The geodesic dome is the most famous example. It is not just an interesting shape. It is a structural system that encloses the maximum volume with the minimum material, distributing stress across its entire surface so that it becomes stronger rather than weaker as it scales up. The Dymaxion car was designed around an analysis of what a transportation vehicle actually needed to do rather than what existing automobiles had established as normal. The bathroom requiring neither plumbing nor sewage was a response to the question of what human hygiene actually required rather than the infrastructure that sanitation systems had historically demanded. Each of these projects was a demonstration that the constraints we assume to be fixed are often merely conventional.
From Fuller’s Ideas to Present-Day Crises
The book’s most ambitious move is its attempt to apply Fuller’s thinking to contemporary problems: climate change, urban design, transportation, education. Keats is explicit that he is not arguing Fuller had all the answers. He is arguing that Fuller’s method, beginning with first principles rather than inherited constraints, designing at the scale of the whole system rather than its components, measuring success by whether outcomes actually serve human life rather than whether they fit existing institutions, is a methodology that current crisis-scale problems demand.
This is where readers will diverge. Those who come to Keats sympathetic to Fuller will find these sections exhilarating. Those who are skeptical of techno-utopian framing will find moments where Keats oversells the applicability of mid-century design thinking to problems whose complexity exceeds any single methodology. The reviewer who noted their background with Fuller through extensive prior reading found the book educational and entertaining, which suggests it functions well as both introduction and critical assessment rather than only as one or the other.
Josh Bloomberg and the Pace of Philosophical Argument
Bloomberg narrates with the right kind of engagement for this material: interested but not breathless, critical but not dry. Keats’ prose is clean and well-organized, and Bloomberg maintains the intellectual momentum that the book requires. The philosophical sections, which are genuinely dense in places, receive clear delivery without artificial simplification. The application chapters, which are more speculative and argumentative, get slightly more rhetorical energy. At five and a quarter hours, the runtime is lean for the breadth of material covered. Some readers will want more.
Who Should Listen and Who Should Skip
You Belong to the Universe rewards listeners interested in intellectual history, design philosophy, systems thinking, and the question of what mid-century technological idealism can and cannot offer contemporary problem-solving.

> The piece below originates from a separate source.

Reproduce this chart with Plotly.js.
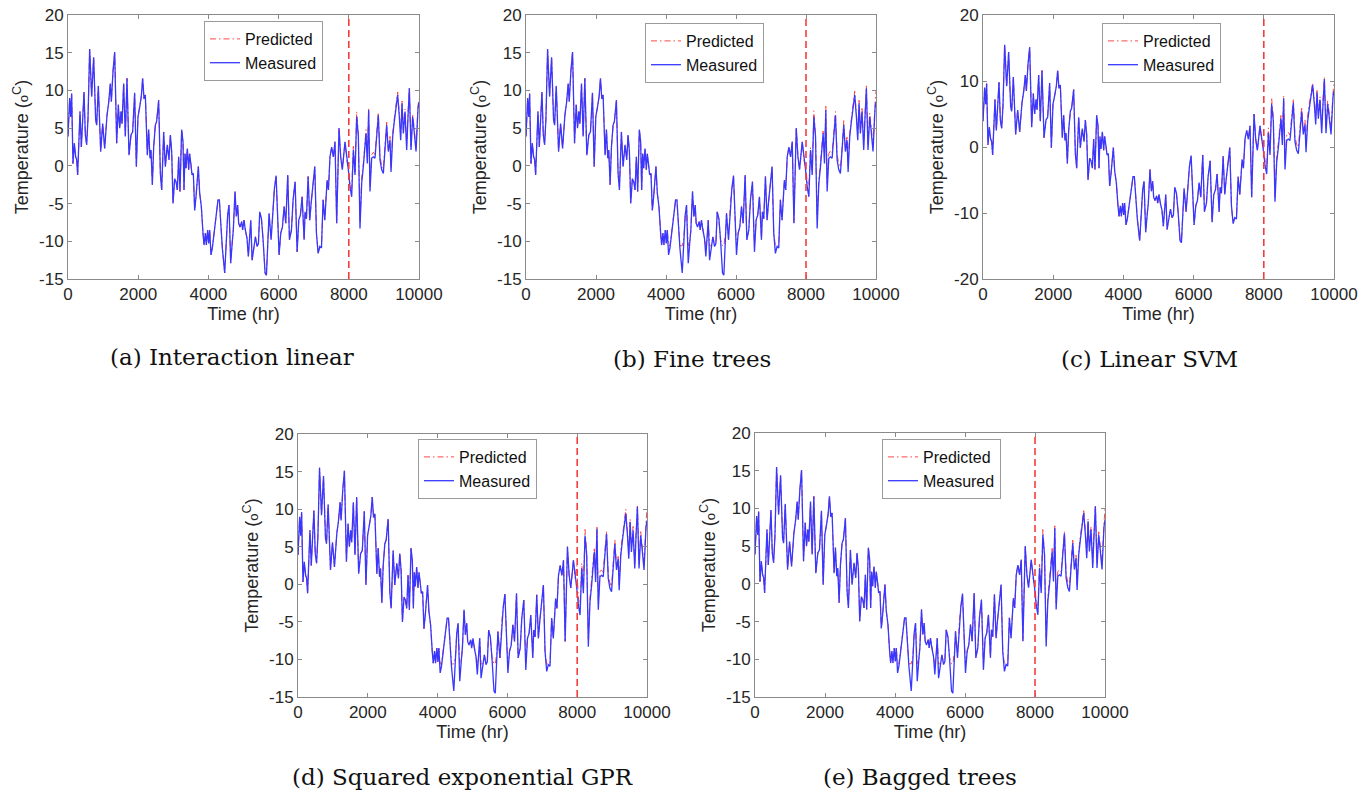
<!DOCTYPE html>
<html>
<head>
<meta charset="utf-8">
<script src="https://cdn.plot.ly/plotly-3.0.1.min.js"></script>
<style>html,body{margin:0;padding:0;background:#fff;}#chart{width:1372px;height:791px;}</style>
</head>
<body>
<div id="chart"></div>
<script>
// ---------------- DATA ----------------
const timeHours = [
  0, 47, 76, 104, 142, 180, 218, 247, 275, 313, 342, 380, 418, 456, 494, 532, 570, 617, 674, 731,
  788, 817, 864, 931, 988, 1045, 1111, 1159, 1206, 1235, 1282, 1330, 1387, 1434, 1472, 1510, 1539, 1586, 1633, 1681,
  1738, 1795, 1842, 1899, 1947, 1994, 2042, 2089, 2127, 2165, 2203, 2260, 2298, 2336, 2365, 2403, 2441, 2488, 2526, 2583,
  2631, 2669, 2726, 2773, 2830, 2878, 2916, 2954, 2992, 3039, 3077, 3115, 3153, 3191, 3238, 3276, 3305, 3333, 3362, 3400,
  3438, 3466, 3504, 3533, 3571, 3609, 3647, 3675, 3713, 3751, 3799,
  3846, 3875, 3913, 3941, 3979, 4008, 4036, 4074, 4112, 4150, 4198, 4226, 4274, 4312, 4350, 4397, 4464, 4511, 4549, 4587,
  4635, 4682, 4710, 4758, 4796, 4834, 4862, 4900, 4948, 4976, 5014, 5052, 5100, 5138, 5178, 5207, 5245, 5292, 5340, 5387,
  5425, 5463, 5511, 5558, 5615, 5653, 5701, 5729, 5786, 5843, 5881, 5929, 5967, 6014, 6062, 6109, 6157, 6204, 6261, 6309,
  6366, 6413, 6470, 6527, 6575, 6622, 6670, 6727, 6755, 6793, 6841, 6888, 6926, 6983, 7031, 7078, 7126, 7173, 7221, 7268,
  7316, 7382, 7420,
  7464, 7512, 7560, 7607, 7655, 7721, 7769, 7816, 7892, 7940,
  7987, 8035, 8082, 8130, 8177, 8224, 8272, 8319, 8367, 8414, 8490, 8528, 8566, 8604, 8651, 8699, 8746, 8794, 8841, 8889,
  8936, 8984, 9031, 9079, 9126, 9174, 9203, 9250, 9297, 9345, 9392, 9440, 9478, 9516, 9554, 9601, 9649, 9687, 9725, 9772,
  9820, 9858, 9915, 9972, 10000
];

const measuredTemp = [
  3.9, 9.0, 6.5, 9.6, 0.3, 3.0, 1.2, 0.8, -1.2, 2.5, 7.2, 2.5, 7.4, 9.8, 4.1, 2.8, 6.3, 15.5, 9.2, 14.4,
  6.1, 5.4, 10.6, 1.9, 5.6, 2.3, 6.7, 8.4, 10.9, 8.5, 12.5, 15.1, 3.0, 8.1, 5.0, 7.2, 5.6, 10.9, 3.9, 11.6,
  1.4, 4.1, 4.5, 9.7, -0.1, 6.5, 7.8, 9.2, 11.6, 8.9, 9.4, 1.4, 4.8, 1.0, 2.1, -2.5, 2.5, 5.4, 5.9, 8.7,
  -1.0, -3.2, 4.5, -0.1, 2.8, 0.8, 4.1, 1.9, -5.0, -1.7, -2.1, -3.2, 1.2, -3.4, 4.8, 3.2, -3.2, 1.6, -0.3, 2.3,
  -0.5, 1.6, 0.1, -1.2, -1.0, -5.9, -4.1, -1.9, -0.1, -3.6, -5.4,
  -8.9, -10.5, -8.9, -10.5, -8.5, -10.3, -8.5, -11.8, -10.9, -9.2, -7.6, -6.3, -4.5, -4.5, -8.1, -10.9, -14.2, -9.6, -6.5, -5.2,
  -12.9, -10.0, -8.5, -3.4, -6.7, -5.2, -7.6, -8.1, -7.4, -8.5, -7.2, -8.5, -9.6, -12.0, -9.6, -7.2, -12.5, -10.7, -9.4, -10.7,
  -10.3, -6.1, -7.0, -9.8, -14.2, -14.5, -8.9, -6.3, -9.8, -4.7, -3.0, -1.3, -6.3, -11.8, -8.9, -8.1, -5.4, -7.6, -1.2, -9.8,
  -8.5, -4.5, -2.1, -11.4, -7.2, -6.5, -4.1, -9.8, -6.1, -7.0, -1.4, -7.2, -5.0, -1.7, -0.1, -8.9, -11.6, -10.7, -10.9, -4.5,
  -7.2, -1.9, -3.2,
  1.2, 2.5, 1.2, 3.2, -7.6, 5.0, 1.2, -0.5, 3.2, 0.8,
  -0.5, -2.8, -4.1, 2.1, -1.2, 6.5, 3.9, -8.3, -2.3, -0.1, 4.3, 0.3, 7.4, -3.4, 1.0, 1.2, 1.0, 3.9, 6.7, 0.8,
  -0.5, -1.0, 1.9, 5.4, 1.9, 3.4, -0.8, 3.9, 5.9, 7.4, 9.4, 6.5, 3.4, 8.3, 4.3, 7.2, 2.1, 6.5, 10.3, 2.1,
  6.5, 4.8, 1.9, 7.6, 8.5
];

// train/test boundary (vertical dashed line) and first predicted test sample
const splitTime = 8000;
const testStartTime = 7987;

// tree / GPR models: predicted training values in the winter segment (floored near -10.6)
const floorSegmentStartTime = 3846;
const floorSegmentTemp = [
  -8.9, -10.5, -8.9, -10.5, -8.5, -10.3, -8.5, -10.6, -10.6, -9.2, -7.6, -6.3, -4.5, -4.5, -8.1, -10.6, -10.6, -9.6, -6.5, -5.2,
  -10.6, -10.0, -8.5, -3.4, -6.7, -5.2, -7.6, -8.1, -7.4, -8.5, -7.2, -8.5, -9.6, -10.6, -9.6, -7.2, -10.6, -10.6, -9.4, -10.6,
  -10.3, -6.1, -7.0, -9.8, -10.6, -10.6, -8.9, -6.3, -9.8, -4.7, -3.0, -1.3, -6.3, -10.6, -8.9, -8.1, -5.4, -7.6, -1.2, -9.8,
  -8.5, -4.5, -2.1, -10.6, -7.2, -6.5, -4.1, -9.8, -6.1, -7.0, -1.4, -7.2, -5.0, -1.7, -0.1, -8.9, -10.6, -10.6, -10.6, -4.5,
  -7.2, -1.9, -3.2
];

// predicted test values (from testStartTime onward), one list per model
const predInteractionLinear = [
  -0.3, -2.3, -3.0, 2.6, -0.8, 7.2, 4.2, -7.5, -1.6, 0.3, 4.8, 0.8, 7.6, -2.8, 1.5, 1.8, 1.5, 4.3, 7.1, 1.3,
  0.0, -0.4, 2.4, 5.8, 2.3, 3.9, -0.3, 4.3, 6.3, 7.8, 9.8, 6.9, 3.9, 8.6, 4.8, 7.5, 2.6, 6.9, 10.4, 2.6,
  6.9, 5.2, 2.4, 8.0, 8.8
];
const predFineTrees = [
  -0.2, -2.0, -2.6, 2.4, -0.5, 7.3, 4.0, -7.0, -1.9, 0.5, 4.6, 1.0, 7.9, -2.5, 1.6, 2.0, 1.7, 4.4, 7.2, 1.5,
  0.3, -0.2, 2.3, 6.0, 2.2, 4.0, 0.0, 4.4, 6.5, 8.0, 9.9, 7.0, 4.1, 8.7, 4.9, 7.8, 2.8, 7.0, 10.6, 2.8,
  7.0, 5.4, 2.7, 8.2, 9.9
];
const predLinearSVM = [
  0.3, -2.0, -3.0, 2.9, -0.4, 7.3, 4.5, -7.6, -1.4, 0.6, 5.0, 1.2, 7.8, -2.5, 1.9, 2.2, 1.8, 4.6, 7.3, 1.6,
  0.4, 0.0, 2.7, 6.1, 2.6, 4.1, 0.2, 4.7, 6.6, 8.1, 9.7, 7.1, 4.2, 8.8, 5.0, 7.6, 2.9, 7.1, 10.5, 2.9,
  7.0, 5.4, 2.8, 8.2, 9.6
];
const predSquaredExpGPR = [
  2.5, -2.0, -2.8, 2.8, -0.6, 7.3, 4.3, -7.2, -1.8, 0.4, 4.9, 1.0, 7.8, -2.6, 1.7, 1.9, 1.6, 4.5, 7.0, 1.4,
  0.2, -0.3, 2.5, 5.9, 2.3, 3.9, 0.0, 4.6, 6.4, 7.9, 10.0, 7.0, 4.0, 8.7, 4.9, 7.7, 2.7, 7.0, 10.4, 2.7,
  7.0, 5.3, 2.6, 8.3, 9.9
];
const predBaggedTrees = [
  0.0, -2.2, -2.9, 2.6, -0.6, 7.2, 4.1, -7.3, -1.8, 0.4, 4.7, 0.9, 7.7, -2.7, 1.6, 1.9, 1.6, 4.4, 6.9, 1.4,
  0.2, -0.3, 2.4, 5.8, 2.2, 3.8, -0.1, 4.4, 6.3, 7.8, 9.9, 6.9, 4.0, 8.6, 4.8, 7.6, 2.7, 6.9, 10.4, 2.6,
  6.9, 5.3, 2.6, 8.1, 9.9
];

const panelCaptions = ['(a) Interaction linear', '(b) Fine trees', '(c) Linear SVM',
                       '(d) Squared exponential GPR', '(e) Bagged trees'];
const xTicks = [0, 2000, 4000, 6000, 8000, 10000];
const yTicksStd = [-15, -10, -5, 0, 5, 10, 15, 20];
const yTicksWide = [-20, -10, 0, 10, 20];

// ---------------- BUILD ----------------
const W = 1372, H = 791;
const testIdx = timeHours.indexOf(testStartTime);
const floorIdx = timeHours.indexOf(floorSegmentStartTime);

function buildPredicted(testVals, useFloor) {
  let y = measuredTemp.slice(0, testIdx);
  if (useFloor) {
    y = measuredTemp.slice(0, floorIdx)
      .concat(floorSegmentTemp)
      .concat(measuredTemp.slice(floorIdx + floorSegmentTemp.length, testIdx));
  }
  return y.concat(testVals);
}

const panels = [
  {pred: predInteractionLinear, floor: false, box: [68, 419, 15, 279], legend: [204, 21], cap: [232, 357], yr: [-15, 20], yt: yTicksStd},
  {pred: predFineTrees,         floor: true,  box: [526, 876, 15, 279], legend: [645, 23], cap: [692, 359], yr: [-15, 20], yt: yTicksStd},
  {pred: predLinearSVM,         floor: false, box: [983, 1334, 15, 279], legend: [1102, 23], cap: [1149, 359], yr: [-20, 20], yt: yTicksWide},
  {pred: predSquaredExpGPR,     floor: true,  box: [298, 647, 434, 697], legend: [418, 439], cap: [462, 777], yr: [-15, 20], yt: yTicksStd},
  {pred: predBaggedTrees,       floor: true,  box: [755, 1105, 433, 697], legend: [882, 439], cap: [920, 777], yr: [-15, 20], yt: yTicksStd}
];

const FAM = 'Liberation Sans, Arial, sans-serif';
const axisFont = {family: FAM, size: 17, color: '#262626'};
const data = [];
const layout = {
  width: W, height: H,
  margin: {l: 0, r: 0, t: 0, b: 0},
  paper_bgcolor: '#fff', plot_bgcolor: '#fff',
  font: axisFont,
  shapes: [], annotations: []
};

panels.forEach((p, i) => {
  const n = i + 1;
  const xa = 'x' + (n === 1 ? '' : n), ya = 'y' + (n === 1 ? '' : n);
  const xk = 'xaxis' + (n === 1 ? '' : n), yk = 'yaxis' + (n === 1 ? '' : n);
  const lg = 'legend' + (n === 1 ? '' : n);
  data.push({
    x: timeHours, y: buildPredicted(p.pred, p.floor), xaxis: xa, yaxis: ya,
    type: 'scatter', mode: 'lines', name: 'Predicted', legend: lg,
    line: {color: 'rgb(255,50,50)', width: 0.9, dash: '6px,3px,1.5px,3px'}
  });
  data.push({
    x: timeHours, y: measuredTemp, xaxis: xa, yaxis: ya,
    type: 'scatter', mode: 'lines', name: 'Measured', legend: lg,
    line: {color: 'rgb(55,55,255)', width: 1.3}
  });
  const [x0, x1, y0, y1] = p.box;
  layout[xk] = {
    domain: [x0 / W, x1 / W], anchor: ya, range: [0, 10000],
    tickvals: xTicks, ticktext: xTicks.map(String), ticks: 'inside', ticklen: 4,
    tickcolor: '#8a8a8a', showline: true, linecolor: '#8a8a8a', linewidth: 1, mirror: 'ticks',
    showgrid: false, zeroline: false, tickfont: axisFont,
    title: {text: 'Time (hr)', font: {family: FAM, size: 18, color: '#262626'}, standoff: 3}
  };
  layout[yk] = {
    domain: [1 - y1 / H, 1 - y0 / H], anchor: xa, range: p.yr,
    tickvals: p.yt, ticktext: p.yt.map(String), ticks: 'inside', ticklen: 4,
    tickcolor: '#8a8a8a', showline: true, linecolor: '#8a8a8a', linewidth: 1, mirror: 'ticks',
    showgrid: false, zeroline: false, tickfont: axisFont,
    title: {text: 'Temperature (<span style="font-size:13px">o</span><sup>C</sup>)',
            font: {family: FAM, size: 18, color: '#262626'}, standoff: 5}
  };
  layout[lg] = {
    x: p.legend[0] / W, y: 1 - p.legend[1] / H, xanchor: 'left', yanchor: 'top',
    xref: 'paper', yref: 'paper',
    bgcolor: '#fff', bordercolor: '#9a9a9a', borderwidth: 1,
    font: {family: FAM, size: 16, color: '#111'},
    tracegroupgap: 0, itemwidth: 30
  };
  layout.shapes.push({
    type: 'line', xref: xa, yref: ya + ' domain', x0: splitTime, x1: splitTime, y0: 0, y1: 1,
    line: {color: 'rgb(245,60,60)', width: 1.6, dash: '7px,4px'}
  });
  layout.annotations.push({
    xref: 'paper', yref: 'paper', x: p.cap[0] / W, y: 1 - p.cap[1] / H,
    xanchor: 'center', yanchor: 'middle', showarrow: false,
    text: panelCaptions[i],
    font: {family: 'DejaVu Serif, serif', size: 23, color: '#111'}
  });
});

Plotly.newPlot('chart', data, layout, {displayModeBar: false, staticPlot: true});
</script>
</body>
</html>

Fuller enthusiasts will find a rigorous engagement rather than simple hagiography. Listeners coming with no prior Fuller exposure will find a well-organized introduction that earns its argument. Those looking for a comprehensive biography of Fuller’s life will need to look elsewhere, this is not that book, and it is better for knowing what it is not trying to be.

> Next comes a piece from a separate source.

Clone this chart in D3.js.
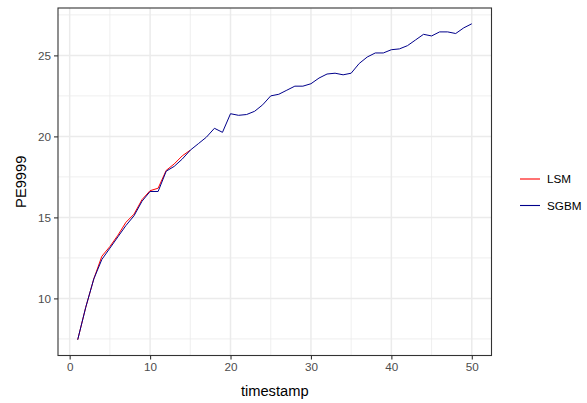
<!DOCTYPE html>
<html>
<head>
<meta charset="utf-8">
<script src="https://cdn.jsdelivr.net/npm/d3@7"></script>
<style>
  body { margin: 0; background: #fff; }
  svg { font-family: "Liberation Sans", Arial, sans-serif; }
</style>
</head>
<body>
<div id="chart"></div>
<script>
// values
const timestamps = d3.range(1, 51);
const sgbm = [
  7.45, 9.45, 11.2, 12.4, 13.1, 13.8, 14.5, 15.1, 16.0, 16.6,
  16.6, 17.85, 18.15, 18.6, 19.15, 19.55, 19.95, 20.5, 20.25, 21.4,
  21.3, 21.35, 21.55, 21.95, 22.5, 22.6, 22.85, 23.1, 23.1, 23.25,
  23.6, 23.85, 23.9, 23.8, 23.9, 24.5, 24.9, 25.15, 25.15, 25.35,
  25.4, 25.6, 25.95, 26.3, 26.2, 26.45, 26.45, 26.35, 26.7, 26.95
];
// LSM only shows apart from SGBM over the first timestamps
const lsm = [
  7.45, 9.45, 11.2, 12.6, 13.2, 13.9, 14.7, 15.2, 16.1, 16.65,
  16.8, 17.9, 18.3, 18.8, 19.15
];
const xTicks = [0, 10, 20, 30, 40, 50];
const yTicks = [10, 15, 20, 25];
const xMinor = [5, 15, 25, 35, 45];
const yMinor = [7.5, 12.5, 17.5, 22.5, 27.5];

const series = [
  { name: 'LSM', values: lsm, color: '#ff0000' },
  { name: 'SGBM', values: sgbm, color: '#00008b' }
];

const W = 587, H = 403;
const panel = { left: 58, right: 491.5, top: 8, bottom: 355.5 };

const svg = d3.select('#chart').append('svg')
  .attr('width', W).attr('height', H);

// ggplot-style 5% expansion
const xExt = d3.extent(timestamps);
const xPad = (xExt[1] - xExt[0]) * 0.05;
const x = d3.scaleLinear()
  .domain([xExt[0] - xPad, xExt[1] + xPad])
  .range([panel.left, panel.right]);

const allY = sgbm.concat(lsm);
const yExt = d3.extent(allY);
const yPad = (yExt[1] - yExt[0]) * 0.05;
const y = d3.scaleLinear()
  .domain([yExt[0] - yPad, yExt[1] + yPad])
  .range([panel.bottom, panel.top]);

const grid = svg.append('g');
grid.selectAll('.xminor').data(xMinor).join('line')
  .attr('x1', d => x(d)).attr('x2', d => x(d))
  .attr('y1', panel.top).attr('y2', panel.bottom)
  .attr('stroke', '#ebebeb').attr('stroke-width', 0.8);
grid.selectAll('.yminor').data(yMinor.filter(v => y(v) > panel.top)).join('line')
  .attr('y1', d => y(d)).attr('y2', d => y(d))
  .attr('x1', panel.left).attr('x2', panel.right)
  .attr('stroke', '#ebebeb').attr('stroke-width', 0.8);
grid.selectAll('.xmajor').data(xTicks).join('line')
  .attr('x1', d => x(d)).attr('x2', d => x(d))
  .attr('y1', panel.top).attr('y2', panel.bottom)
  .attr('stroke', '#ebebeb').attr('stroke-width', 1.5);
grid.selectAll('.ymajor').data(yTicks).join('line')
  .attr('y1', d => y(d)).attr('y2', d => y(d))
  .attr('x1', panel.left).attr('x2', panel.right)
  .attr('stroke', '#ebebeb').attr('stroke-width', 1.5);

const line = d3.line()
  .x((d, i) => x(timestamps[i]))
  .y(d => y(d));

svg.append('g').selectAll('path').data(series).join('path')
  .attr('fill', 'none')
  .attr('stroke', d => d.color)
  .attr('stroke-width', 1)
  .attr('d', d => line(d.values));

// panel border
svg.append('rect')
  .attr('x', panel.left).attr('y', panel.top)
  .attr('width', panel.right - panel.left)
  .attr('height', panel.bottom - panel.top)
  .attr('fill', 'none').attr('stroke', '#333333').attr('stroke-width', 1.1);

// axes
const xAxis = svg.append('g')
  .attr('transform', `translate(0,${panel.bottom})`)
  .call(d3.axisBottom(x).tickValues(xTicks).tickSize(4).tickPadding(3));
const yAxis = svg.append('g')
  .attr('transform', `translate(${panel.left},0)`)
  .call(d3.axisLeft(y).tickValues(yTicks).tickSize(4).tickPadding(3));

[xAxis, yAxis].forEach(a => {
  a.select('.domain').remove();
  a.selectAll('.tick line').attr('stroke', '#333333').attr('stroke-width', 1.1);
  a.selectAll('.tick text').attr('fill', '#4d4d4d')
    .style('font-size', '11.7px')
    .style('font-family', '"Liberation Sans", Arial, sans-serif');
});

// axis titles
svg.append('text')
  .attr('x', (panel.left + panel.right) / 2).attr('y', 396)
  .attr('text-anchor', 'middle')
  .style('font-size', '14.7px').attr('fill', '#000')
  .text('timestamp');
svg.append('text')
  .attr('transform', `translate(26,${(panel.top + panel.bottom) / 2}) rotate(-90)`)
  .attr('text-anchor', 'middle')
  .style('font-size', '14.7px').attr('fill', '#000')
  .text('PE9999');

// legend
const legend = svg.append('g').attr('transform', 'translate(520,179)');
const item = legend.selectAll('g').data(series).join('g')
  .attr('transform', (d, i) => `translate(0,${i * 26.5})`);
item.append('line')
  .attr('x1', 0).attr('x2', 20).attr('y1', 0).attr('y2', 0)
  .attr('stroke', d => d.color).attr('stroke-width', 1.1);
item.append('text')
  .attr('x', 27).attr('y', 4.2)
  .style('font-size', '11.7px').attr('fill', '#000')
  .text(d => d.name);
</script>
</body>
</html>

Frequently Asked Questions
Do you need prior knowledge of Buckminster Fuller’s work to follow this book?
No. Keats provides enough context for readers new to Fuller to follow the argument and appreciate the significance of the projects discussed. The book functions as an introduction to Fuller’s thinking as well as a critical assessment of its contemporary relevance.

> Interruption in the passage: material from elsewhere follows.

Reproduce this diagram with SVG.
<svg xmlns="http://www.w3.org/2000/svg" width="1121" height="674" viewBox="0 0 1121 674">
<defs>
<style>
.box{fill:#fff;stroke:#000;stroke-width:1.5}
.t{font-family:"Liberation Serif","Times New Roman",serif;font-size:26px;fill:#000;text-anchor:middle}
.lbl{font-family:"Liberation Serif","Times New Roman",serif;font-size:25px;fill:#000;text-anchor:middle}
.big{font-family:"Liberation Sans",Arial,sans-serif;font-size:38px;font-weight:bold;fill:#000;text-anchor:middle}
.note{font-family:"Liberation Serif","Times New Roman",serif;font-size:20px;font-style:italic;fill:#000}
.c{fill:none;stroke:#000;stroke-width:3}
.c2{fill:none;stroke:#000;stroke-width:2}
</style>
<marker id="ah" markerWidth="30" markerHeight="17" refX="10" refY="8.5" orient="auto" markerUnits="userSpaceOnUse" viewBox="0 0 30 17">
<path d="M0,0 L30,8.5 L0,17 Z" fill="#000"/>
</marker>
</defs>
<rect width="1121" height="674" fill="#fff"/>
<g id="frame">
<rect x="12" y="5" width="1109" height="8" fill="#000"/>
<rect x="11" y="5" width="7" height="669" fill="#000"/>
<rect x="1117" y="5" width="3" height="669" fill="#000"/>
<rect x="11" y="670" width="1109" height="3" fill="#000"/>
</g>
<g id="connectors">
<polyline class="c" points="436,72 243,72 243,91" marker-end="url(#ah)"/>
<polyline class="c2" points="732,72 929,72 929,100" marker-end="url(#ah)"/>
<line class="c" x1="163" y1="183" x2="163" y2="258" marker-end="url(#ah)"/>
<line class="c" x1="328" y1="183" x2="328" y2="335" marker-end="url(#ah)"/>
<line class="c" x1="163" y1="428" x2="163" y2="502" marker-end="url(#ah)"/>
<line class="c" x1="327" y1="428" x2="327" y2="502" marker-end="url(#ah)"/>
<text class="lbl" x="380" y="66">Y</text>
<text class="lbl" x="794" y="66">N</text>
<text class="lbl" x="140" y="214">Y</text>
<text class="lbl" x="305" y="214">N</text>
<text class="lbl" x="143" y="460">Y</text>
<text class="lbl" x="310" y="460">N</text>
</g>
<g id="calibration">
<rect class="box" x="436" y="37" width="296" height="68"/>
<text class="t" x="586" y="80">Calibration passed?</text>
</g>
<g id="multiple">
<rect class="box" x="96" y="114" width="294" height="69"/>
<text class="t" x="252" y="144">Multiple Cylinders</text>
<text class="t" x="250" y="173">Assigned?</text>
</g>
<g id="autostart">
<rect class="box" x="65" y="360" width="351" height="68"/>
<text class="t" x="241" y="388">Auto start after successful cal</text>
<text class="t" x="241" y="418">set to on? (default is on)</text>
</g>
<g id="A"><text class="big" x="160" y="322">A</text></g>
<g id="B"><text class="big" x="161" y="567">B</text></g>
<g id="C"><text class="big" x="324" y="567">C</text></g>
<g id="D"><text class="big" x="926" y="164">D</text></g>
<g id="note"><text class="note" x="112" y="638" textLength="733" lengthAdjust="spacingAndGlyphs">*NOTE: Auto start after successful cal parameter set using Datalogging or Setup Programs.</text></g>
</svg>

Is this book a biography of Fuller’s life, or is it primarily about his ideas?
It is primarily about his ideas and their contemporary application. Keats explicitly positions himself as a critic and philosopher rather than a biographer, and the structure of the book reflects that, it moves through Fuller’s major design concepts and argues for their present-day relevance rather than tracing the biographical arc of his career.
The reviewer who attended a Fuller lecture in 1982 felt Keats had finally written the book they wanted, what does that suggest about the audience?
It suggests the book will resonate strongly with people who already have some relationship with Fuller’s thinking and have been waiting for a serious, non-hagiographic critical engagement with it. That reviewer’s enthusiasm is a reliable signal for listeners who share that background, though the book also works as an entry point for those with no prior Fuller experience.
Does Keats apply Fuller’s ideas uncritically, or does he acknowledge their limitations?
Keats is an advocate but not an uncritical one. He acknowledges that Fuller’s ideas were often dismissed during his lifetime, that some of his projects were impractical or failed, and that the mythology that grew around Fuller’s persona complicated the reception of the underlying design principles. The book argues for the method rather than canonizing the man.